Terhune had 1,468 career points entering the season, good for third on BU’s all-time list. It looked somewhat likely that at a game in February or March, Terhune would be awarded a ball with ‘1,870’ painted on it, honoring her for passing Debbie Miller as BU’s all-time scoring leader.
That accolade may still come, but Terhune will need to become more integrated into the offense than she was over the weekend. The two-time All-Conference First teamer went 3-7 from the field, including 2-4 from the three-point line, in Saturday’s 66-56 loss to the University of Florida. In Sunday’s 61-53 defeat to Texas A’M University, she went 3-8 from the floor and 0-1 from downtown.
‘I’m not frustrated,’ Terhune said. ‘It’s going to come. It’s going to take a while at the beginning of the season. You always have to work out your bumps the first couple of weeks.’

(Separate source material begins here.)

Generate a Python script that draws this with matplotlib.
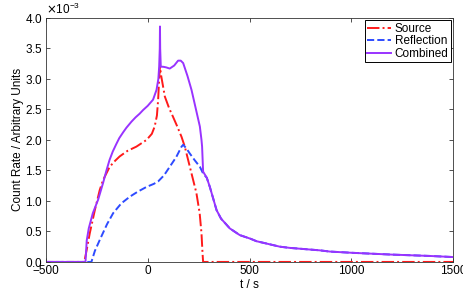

Terhune’s failure to find her shot was a problem many of her teammates were having as well. The Terriers (0-2) only got off 50 shots in each game and averaged 28 turnovers per contest. Last season, they failed to get off more than 50 shots on only three occasions.
But fear not, the BU Invitational is only a November event and not the more important tournament that looms ahead in March. That means Terhune and company will have plenty of time to work out some of the offensive kinks, and they’ll get a chance this Friday at 10 p.m. Eastern Time when they travel to Palo Alto, Calif. to take on the No. 7 Stanford University Cardinal (1-0).
Stanford, led by perennial All-American candidate and senior Nicole Powell, will be a tough test for BU. The Cardinal defeated the Terriers at Case Gymnasium last year 69-55 with an injured Powell watching from the sidelines. In that game, Terhune scored 19 points on 6-13 shooting.
This weekend was a different feel for Terhune as she played alongside junior forward Becky Bonner, a Stanford transfer and a scoring threat herself, for the first time. Bonner’s weekend line looked more like what Terhune is used to as she scored 32 points on 33 shots in the two games.
You didn’t have to be a statistical geek to notice the change, either. On Sunday, BU went on an 8-0 run with Terhune on the bench. She got less than a handful of touches in half-court sets during the first half, as it was Bonner, not Terhune, who put the Terriers up by one point with 12:36 to play.
In the final 90 seconds of the game, Bonner took three shots from the field while Terhune took none. Terhune was also called for two offensive charges against Texas A’M, a sure sign she is forcing her play rather than creating opportunities.
‘[Terhune]’s supposed to be a scorer for us,’ said BU coach Margaret McKeon. ‘But now we also have Becky Bonner who is going to shoot the ball and Katie Meinhardt who can shoot the ball. And Adrienne [Norris] can get shots and [Marisa] Moseley can get shots, so she’s playing with four other people on the court that can score at the majority of the positions they’re at.
‘She has to play off the team,’ she continued. ‘I don’t think the offense is going to go through Katie. Katie is going to get her shots. And yeah, when we need a bucket, we probably should just play a two-man team of her and Becky Bonner and everybody else just move out of the way.’
With so many scorers on the team, the adjustment is tough not just for Terhune, but also for the rest of her teammates. But McKeon didn’t expect her players to have such a difficult time finding their respective places on the team, and that may have been one reason why BU professor and renowned sports psychologist Dr. Leonard Zaichkowksy was behind the bench and in the locker room on Sunday.
‘I have seen [the struggles] in practice since we started, but I just thought it would come together, but it’s just not there yet,’ McKeon said. ‘I guess I have my work cut out for me.
Terhune said she hopes that the offense can start to click for the team’s upcoming game against Stanford, but she knows it may take a little longer. Bonner only practiced with the team last year and Meinhardt has been unable to play in a full-court practice this season until last week due to nagging injuries.
‘I think we’re trying to integrate a couple new players, big scorers, into the lineup and it’s going to take a while before we start to play with each other, understand each other and feel where they are on the court.’ Terhune said. ‘Some people are going to have big nights and it’s not going to be the same person every night. We just need to feed off the person who’s hot that night.’